Hurricane Sandy was the deadliest storm of tropical origin to strike the states outside the South since Agnes in 1972. It also made landfall near Brigantine, several miles north of where forecasters said the day of the storm.

The National Hurricane Center’s final report about Sandy's meteorological and physical effects, released Tuesday, also noted that Sandy briefly strengthened to a Category 2 hurricane about 12 hours prior to landfall the evening of Oct. 29. However, the storm transitioned from a hurricane to a northeaster about one hour before landfall as it interacted with the cold air and atmospheric conditions near New Jersey, the report said.

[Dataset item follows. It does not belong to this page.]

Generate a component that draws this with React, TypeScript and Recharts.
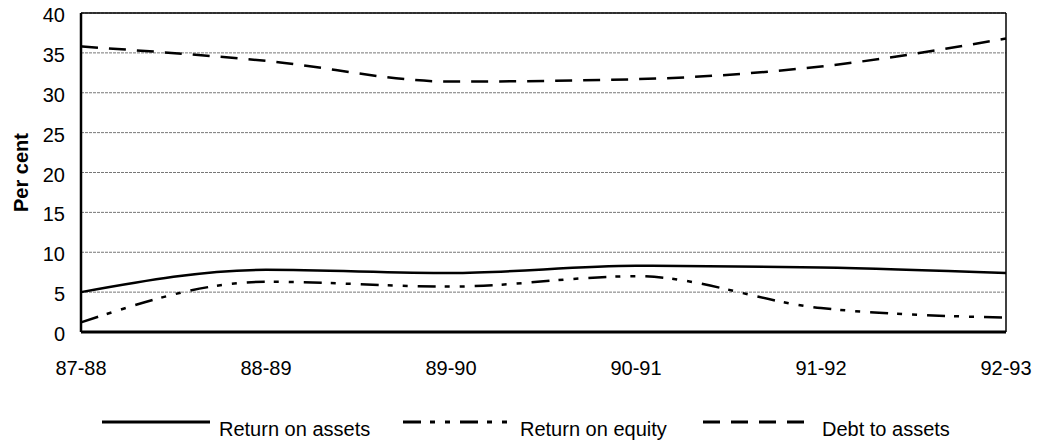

This transition, however, did not have an impact on the record storm surge that reached more than 5 feet in Atlantic City and Cape May, and reached up to 9 feet in New York City, the report said.

States along the entire eastern seaboard, from Florida to Maine, experienced some level of storm surge, with New Jersey, New York and Connecticut seeing the highest water level. The surge sent up to 5 feet of water into the Hudson River all the way to Albany, or more than 100 miles inland, the report found.

Storm surge is the amount of water on top of a normal tide. The report noted that barrier islands, including Long Beach Island, were almost completely inundated in areas. High water marks 5 feet above ground level were found in Tuckerton and Long Beach Island, with inundation marks found 2 to 4 feet above ground level near Atlantic City and Cape May.

"I guess in some ways that was fortunate for us because we were not on the north side of the storm where more damage occurred," Brigantine Mayor Phil Guenther said after learning his town had been the point where Sandy came ashore. "Certainly when the eye passed over for those of us in town at that point, it was calm and very eerie, until the back side of the storm came."

Winds at landfall were recorded at 70 knots, or 80 mph, above minimum hurricane status, the report said. When Sandy made landfall, the storm's minimum barometric pressure recorded at the National Ocean Service buoy on Steel Pier was 945 millibars, or the lowest pressure ever recorded north of North Carolina. This pressure is one of the causes of Sandy's destructive storm surge, coastal scientists have said.

The hurricane center's analysis of the storm also found that sustained hurricane-force winds, defined as at least 74 mph, occurred in New Jersey, but likely after the storm had transitioned into a northeaster.

Of the 72 deaths in the U.S. attributed to Sandy, 41 were from the storm surge, the report said. At least another 87 deaths were indirectly linked to the storm, including 50 related to the extended power outages. The causes of those deaths included hypothermia, falls and carbon monoxide poisoning, the report stated.

At least 650,000 houses were damaged or destroyed by Sandy. In New Jersey, 346,000 housing units were damaged or destroyed, with 22,000 of those uninhabitable. Nearly 19,000 businesses each had damage worth at least $250,000. Repairs to utility lines statewide are expected to cost about $1 billion and repairs to damaged water and sewer infrastructure will cost about $3 billion, the report said.

Sandy also will rank as the second costliest disaster in the nation's history, with a current damage estimate of about $50 billion. If inflation, property valuation and other equalizing factors are considered, the storm will rank as the sixth costliest disaster, the report stated.

National Hurricane Center forecasters had said the day of the storm that Sandy made landfall about 3 miles south of Atlantic City. It is not unusual for forecasters to alter the landfall location following the hurricane center's forensic report.